The purchase price was $35.3 million in cash plus the assumption of certain liabilities. The Company paid $2.3 million of the purchase price in cash at closing and paid the remaining $33.0 million in May 2021. The payment obligation was discounted to present value and recognized as an accrued acquisition liability of $32.7 million as of December 31, 2020 in the Company's condensed consolidated balance sheet. Interest expense of $0.3 million was recorded in the nine months ended September 30, 2021. Payment was guaranteed under the Purchase Agreement, and included the issuance of a $33.0 million irrevocable standby letter of credit. The letter of credit was released upon payment of the acquisition liability in May 2021.

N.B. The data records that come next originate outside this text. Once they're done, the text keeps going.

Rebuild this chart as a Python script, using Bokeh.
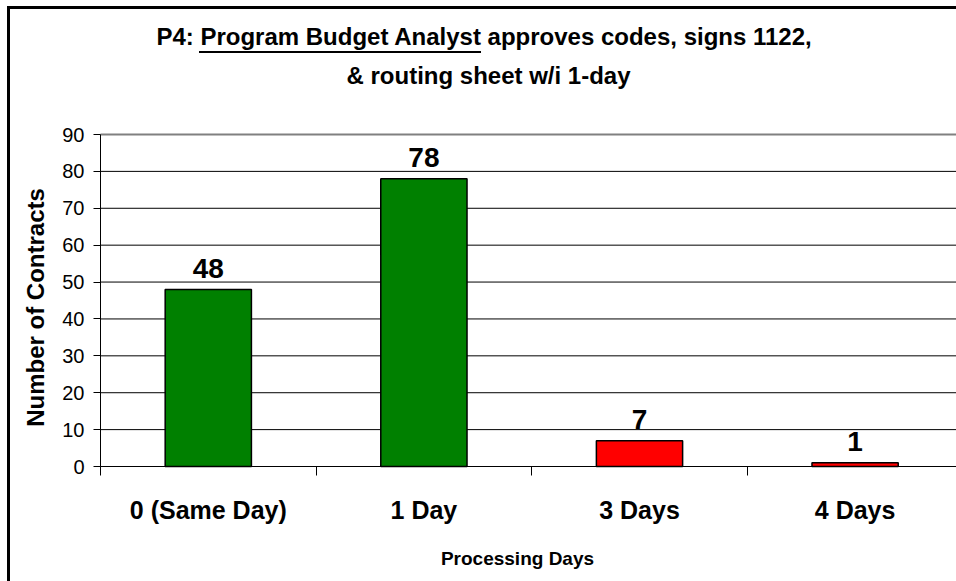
import math
from bokeh.plotting import figure
from bokeh.models import Range1d, FixedTicker, Label
from bokeh.core.properties import value
from bokeh.embed import file_html
from bokeh.resources import INLINE

# ---- data ----
categories = ["0 (Same Day)", "1 Day", "3 Days", "4 Days"]
processing_days = [0, 1, 3, 4]
contracts = [48, 78, 7, 1]
target_days = 1
y_ticks = [0, 10, 20, 30, 40, 50, 60, 70, 80, 90]
title_line1 = "P4: Program Budget Analyst approves codes, signs 1122,"
title_line2 = "& routing sheet w/i 1-day"
y_title = "Number of Contracts"
x_title = "Processing Days"

# ---- layout constants (page pixels) ----
W, H = 956, 581
AXIS_X, PLOT_TOP, AXIS_Y = 100, 134, 466   # y axis at x=100, 90 at y=134, 0 at y=466
CAT_PX = 215.6                              # width of one category
FONT = "Liberation Sans"
GREEN = "#008000"
RED = "#FF0000"
BASE_SHIFT = 10.5 / 24                      # rendered baseline shift per px of font size

n = len(categories)
xs = [i + 0.5 for i in range(n)]
colors = [GREEN if d <= target_days else RED for d in processing_days]
label_pad = 5.7  # data units above the bar top
y_max = y_ticks[-1]
ppu = (AXIS_Y - PLOT_TOP) / y_max           # pixels per contract

# the frame covers the whole canvas; axes are pinned at 0
x_start, x_end = -AXIS_X / CAT_PX, (W - AXIS_X) / CAT_PX
y_start, y_end = -(H - AXIS_Y) / ppu, AXIS_Y / ppu

p = figure(width=W, height=H, output_backend="svg", toolbar_location=None,
           x_range=Range1d(x_start, x_end), y_range=Range1d(y_start, y_end),
           min_border_left=0, min_border_right=0, min_border_top=0, min_border_bottom=0)
p.background_fill_color = None
p.border_fill_color = None
p.outline_line_color = None
p.xgrid.visible = False
p.ygrid.visible = False

# chart border (left & top) and title underline, painted behind the transparent canvas
p.styles = {
    "background-color": "white",
    "background-image": "linear-gradient(#000,#000), linear-gradient(#000,#000), linear-gradient(#000,#000)",
    "background-size": "3px 100%, 100% 3px, 282px 2px",
    "background-position": "7px 6px, 7px 6px, 199px 51px",
    "background-repeat": "no-repeat",
}

# horizontal grid lines (from the y ticks), the top one grey
grid_ticks = y_ticks[:-1]
p.segment(x0=[0] * len(grid_ticks), x1=[x_end] * len(grid_ticks),
          y0=grid_ticks, y1=grid_ticks, line_color="black", line_width=1)
p.segment(x0=[0], x1=[x_end], y0=[y_max], y1=[y_max], line_color="#808080", line_width=2)

# bars
p.vbar(x=xs, top=contracts, width=0.4, fill_color=colors,
       line_color="black", line_width=1.5)

# value labels
p.text(x=xs, y=[v + label_pad for v in contracts], text=[str(v) for v in contracts],
       text_align="center", text_baseline="alphabetic",
       text_font=value(FONT), text_font_style="bold",
       text_font_size="28px", text_color="black")

# y axis
p.yaxis.fixed_location = 0
p.yaxis.bounds = (0, y_max)
p.yaxis.ticker = FixedTicker(ticks=y_ticks)
p.yaxis.major_tick_out = 7
p.yaxis.major_tick_in = 0
p.yaxis.minor_tick_out = 0
p.yaxis.minor_tick_in = 0
p.yaxis.axis_line_color = "black"
p.yaxis.major_tick_line_color = "black"
p.yaxis.major_label_text_font = FONT
p.yaxis.major_label_text_font_size = "20px"
p.yaxis.major_label_text_color = "black"
p.yaxis.major_label_standoff = 9

# x axis
p.xaxis.fixed_location = 0
p.xaxis.bounds = (0, x_end)
p.xaxis.ticker = FixedTicker(ticks=xs, minor_ticks=list(range(n)))
p.xaxis.major_label_overrides = {x: c for x, c in zip(xs, categories)}
p.xaxis.major_tick_out = 0
p.xaxis.major_tick_in = 0
p.xaxis.minor_tick_out = 9
p.xaxis.minor_tick_in = 0
p.xaxis.minor_tick_line_color = "black"
p.xaxis.axis_line_color = "black"
p.xaxis.major_label_text_font = FONT
p.xaxis.major_label_text_font_size = "25px"
p.xaxis.major_label_text_font_style = "bold"
p.xaxis.major_label_text_color = "black"
p.xaxis.major_label_standoff = 20

# texts placed in screen units (frame = canvas; y measured up from the bottom)
def fy(page_y):
    return H - page_y

def add_text(text, x, baseline_y, size, angle=0.0, x_is_baseline=False):
    shift = BASE_SHIFT * size
    if x_is_baseline:   # rotated text: baseline runs vertically
        lx, ly = x - shift, fy(baseline_y)
    else:
        lx, ly = x, fy(baseline_y - shift)
    p.add_layout(Label(x=lx, y=ly, x_units="screen", y_units="screen", angle=angle,
                       text=text, text_align="center", text_baseline="alphabetic",
                       text_font=FONT, text_font_style="bold", text_font_size=f"{size}px",
                       text_color="black"))

add_text(title_line1, 484, 46, 24)
add_text(title_line2, 488, 85, 24)
add_text(y_title, 45, 307, 24, angle=math.pi / 2, x_is_baseline=True)
add_text(x_title, 517, 566, 19)

open("out.html", "w").write(file_html(p, INLINE))
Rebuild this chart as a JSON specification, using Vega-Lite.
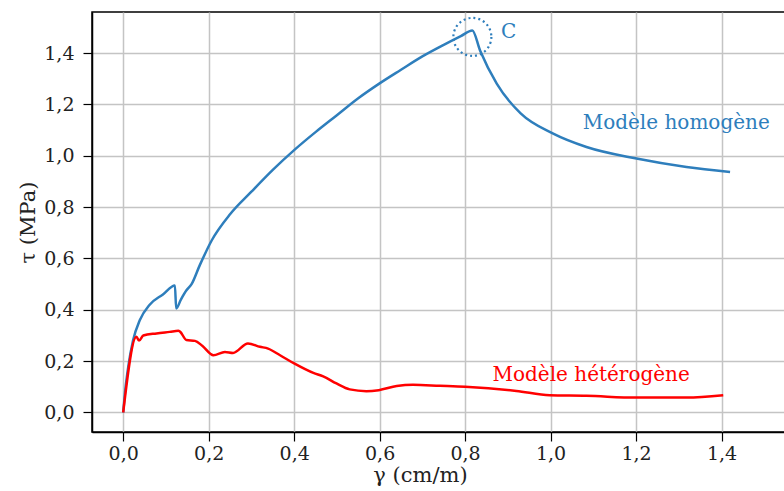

The purchase price of the acquisition was allocated to the fair value of Partsmaster’s assets and liabilities on the acquisition date. The fair market value appraisals of the majority of the assets and liabilities was determined by a third party valuation firm using management estimates and assumptions including intangible assets of $5.0 million for customer relationships and $2.8 million for trade names, and their estimated useful lives of 10 and 5 years, respectively. The $15.8 million allocated to goodwill reflects the purchase price less the fair market value of the identifiable net assets. The goodwill is attributable to the workforce of the acquired business and the synergies expected to arise after Lawson's acquisition of Partsmaster. The entire amount of goodwill is expected to be deductible for tax purposes.

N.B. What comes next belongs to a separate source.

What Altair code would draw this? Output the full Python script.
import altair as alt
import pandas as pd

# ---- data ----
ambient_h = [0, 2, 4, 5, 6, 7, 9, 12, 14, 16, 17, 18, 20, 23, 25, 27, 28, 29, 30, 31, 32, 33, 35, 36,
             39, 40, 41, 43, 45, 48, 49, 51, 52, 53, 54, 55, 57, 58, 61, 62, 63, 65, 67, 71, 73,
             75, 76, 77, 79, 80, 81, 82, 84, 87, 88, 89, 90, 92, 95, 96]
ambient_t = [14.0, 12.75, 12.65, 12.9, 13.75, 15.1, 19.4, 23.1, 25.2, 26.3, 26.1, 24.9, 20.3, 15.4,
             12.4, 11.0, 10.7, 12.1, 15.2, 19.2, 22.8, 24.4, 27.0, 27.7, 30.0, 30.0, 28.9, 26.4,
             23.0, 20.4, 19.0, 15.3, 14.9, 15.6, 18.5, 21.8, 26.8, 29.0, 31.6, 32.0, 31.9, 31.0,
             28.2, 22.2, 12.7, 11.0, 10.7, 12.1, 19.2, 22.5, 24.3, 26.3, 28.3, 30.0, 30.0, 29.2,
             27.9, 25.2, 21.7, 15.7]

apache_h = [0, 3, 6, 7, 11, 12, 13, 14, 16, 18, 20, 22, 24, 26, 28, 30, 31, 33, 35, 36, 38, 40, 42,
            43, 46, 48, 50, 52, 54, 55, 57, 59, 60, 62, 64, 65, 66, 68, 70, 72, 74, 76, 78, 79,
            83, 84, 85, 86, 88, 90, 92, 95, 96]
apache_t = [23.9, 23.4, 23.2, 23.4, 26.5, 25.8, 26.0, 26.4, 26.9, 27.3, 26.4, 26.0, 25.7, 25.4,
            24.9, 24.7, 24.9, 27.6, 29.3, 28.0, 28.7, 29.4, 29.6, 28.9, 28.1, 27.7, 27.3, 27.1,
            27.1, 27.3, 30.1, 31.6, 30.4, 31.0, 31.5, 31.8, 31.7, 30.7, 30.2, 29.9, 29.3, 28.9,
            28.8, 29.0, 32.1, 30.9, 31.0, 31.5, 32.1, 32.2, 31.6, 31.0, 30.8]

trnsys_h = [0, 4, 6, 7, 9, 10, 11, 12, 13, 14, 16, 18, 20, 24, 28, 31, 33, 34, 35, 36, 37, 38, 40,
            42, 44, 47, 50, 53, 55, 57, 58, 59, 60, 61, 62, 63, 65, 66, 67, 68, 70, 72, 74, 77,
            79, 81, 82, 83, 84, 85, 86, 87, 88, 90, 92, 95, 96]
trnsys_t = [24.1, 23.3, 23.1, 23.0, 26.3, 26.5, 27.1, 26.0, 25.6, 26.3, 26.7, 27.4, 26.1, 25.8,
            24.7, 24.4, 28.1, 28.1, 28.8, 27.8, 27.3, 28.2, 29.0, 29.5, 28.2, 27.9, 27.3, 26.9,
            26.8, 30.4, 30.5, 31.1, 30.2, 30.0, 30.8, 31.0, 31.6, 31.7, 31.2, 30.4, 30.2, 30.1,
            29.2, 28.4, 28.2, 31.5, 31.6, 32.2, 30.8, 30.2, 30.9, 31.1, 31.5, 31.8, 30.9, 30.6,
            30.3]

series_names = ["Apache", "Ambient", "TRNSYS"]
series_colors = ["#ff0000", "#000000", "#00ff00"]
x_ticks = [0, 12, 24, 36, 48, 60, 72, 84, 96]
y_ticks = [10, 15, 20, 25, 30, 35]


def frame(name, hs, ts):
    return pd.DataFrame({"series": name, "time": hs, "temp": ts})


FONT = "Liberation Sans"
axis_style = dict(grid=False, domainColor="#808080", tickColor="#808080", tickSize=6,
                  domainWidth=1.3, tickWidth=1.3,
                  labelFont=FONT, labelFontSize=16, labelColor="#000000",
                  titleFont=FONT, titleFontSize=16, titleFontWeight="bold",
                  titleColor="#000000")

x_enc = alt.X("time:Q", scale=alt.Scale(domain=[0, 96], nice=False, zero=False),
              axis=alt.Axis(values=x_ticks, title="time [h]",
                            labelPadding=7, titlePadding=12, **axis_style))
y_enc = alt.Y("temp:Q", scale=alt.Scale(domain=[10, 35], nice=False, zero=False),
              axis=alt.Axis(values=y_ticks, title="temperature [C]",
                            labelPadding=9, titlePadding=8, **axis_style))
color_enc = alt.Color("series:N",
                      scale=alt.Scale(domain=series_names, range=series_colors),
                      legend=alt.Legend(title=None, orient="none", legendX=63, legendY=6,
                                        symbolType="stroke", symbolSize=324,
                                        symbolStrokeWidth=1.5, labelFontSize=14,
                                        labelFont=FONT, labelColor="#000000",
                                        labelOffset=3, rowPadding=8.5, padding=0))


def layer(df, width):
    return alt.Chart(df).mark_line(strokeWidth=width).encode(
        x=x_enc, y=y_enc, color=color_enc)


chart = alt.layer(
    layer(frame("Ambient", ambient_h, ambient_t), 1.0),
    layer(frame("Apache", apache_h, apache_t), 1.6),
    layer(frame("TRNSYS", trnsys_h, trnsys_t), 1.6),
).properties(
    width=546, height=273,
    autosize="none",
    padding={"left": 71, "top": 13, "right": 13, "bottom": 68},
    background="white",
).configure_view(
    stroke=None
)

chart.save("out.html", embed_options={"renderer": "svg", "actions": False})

The accounting for this acquisition was complete as of June 30, 2021. Partsmaster contributed $13.6 million of revenue and an operating loss of $0.8 million in the third quarter of 2021 and $44.6 million of revenue and $0.4 million of operating income in the first nine months of 2021, compared to $5.4 million of revenue and $0.4 million of operating income in the third quarter 2020 post acquisition.


A summary of the purchase price allocation of the acquisition is as follows (Dollars in thousands):

Cash paid and payable and liabilities assumed
Cash paid$34,523 
Accounts payable and accrued expenses4,086 
Deferred compensation2,938 
Lease obligation620 
$42,167 
Fair value of assets acquired
Goodwill$15,816 
Inventories7,797 
Accounts receivable7,706 
Customer relationships4,961 
Trade names2,775 
Property, plant and equipment2,121 
Right of use asset620 
Other assets371 
$42,167 

The unaudited pro forma revenue and net income for the Company for the three months ended September 30, 2020, assuming the Partsmaster acquisition closed on January 1, 2019, was $101.2 million and $2.0 million, respectively. The unaudited pro forma revenue and net income for the Company for the nine months ended September 30, 2020, assuming the Partsmaster acquisition closed on January 1, 2019, was $298.5 million and $16.3 million, respectively.

The pro forma disclosures include adjustments for amortization of intangible assets, implied interest expense and acquisition costs to reflect results as if the acquisition of Partsmaster had closed on January 1, 2019 rather than on the actual
acquisition date. This pro forma information utilizes certain estimates, is presented for illustrative purposes only and is not intended to be indicative of the actual results of operation. In addition, future results may vary significantly from the results reflected in the pro forma information. The unaudited pro forma financial information does not reflect the impact of future positive or negative events that may occur after the acquisition, such as anticipated cost savings from operating synergies.